Report Information
At the near-treeline elevation on Farwell Mountain, I did not find a concerning weak layer buried in the mid-to-upper snowpack and I did not see propagating results in snowpack instability tests. With these recent warm temperatures escalating settlement, the mid-February slab is becoming quite firm. With a loading event approaching early this week, I would suspect any avalanches in this area would fail on a crust at the new/old snow interface or within the storm snow, but would not fail within the old snow, and would be unlikely to step-down into old snow except perhaps where the snowpack is thinner.
Farwell Mountain
Parked at Pearl Lake State Park and followed the southwest ridge to the near-treeline area of Farwell Mountain.
Snowpack
The snow was crunchy first thing in the morning, but by 10:30 the surface crust was melting on south and southwest aspects below treeline and there was already good corn skiing. As I approached the near-treeline elevation band on Farwell (which is a bit above 10,000 feet) and traversed north, I experienced a surface crust on northwest and even north aspects, though the crust on north was so thin I only noticed it when I dug a snowpit. In this snowpit just a few degrees west of north, I found a height of snow of 185cm. It was a dry snowpack that was mostly 1-finger to pencil hard snow in the upper 100cm. The early-February warm-up layer was buried 80cm down. Closer to the ridge on a similar aspect the height of snow was much shallower (115cm) and the February layer buried closer to 45cm down.
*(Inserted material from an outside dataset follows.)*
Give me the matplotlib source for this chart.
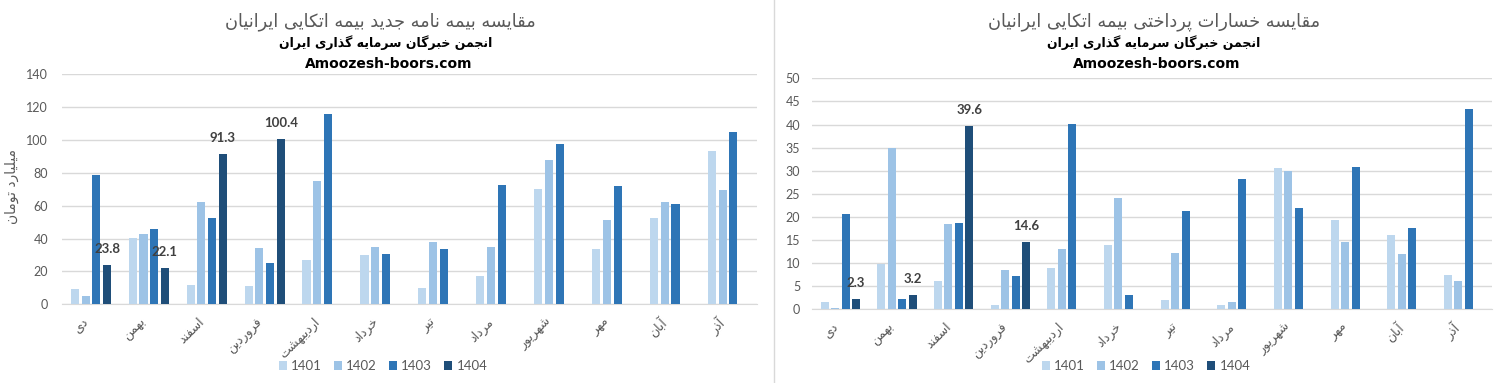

Traversing over to south and southeast slopes near-treeline in the afternoon, I found the top 15-20cm of the snowpack to be wet down to a crust, and I found moist snow beneath that, up to 60cm deep from the surface on south aspects. I found the snowpack on these slopes to be mostly 1-finger to pencil hard in the upper 100cm.
Weather
Clear skies and light southwest winds. Temperatures were above freezing by afternoon. No new snow.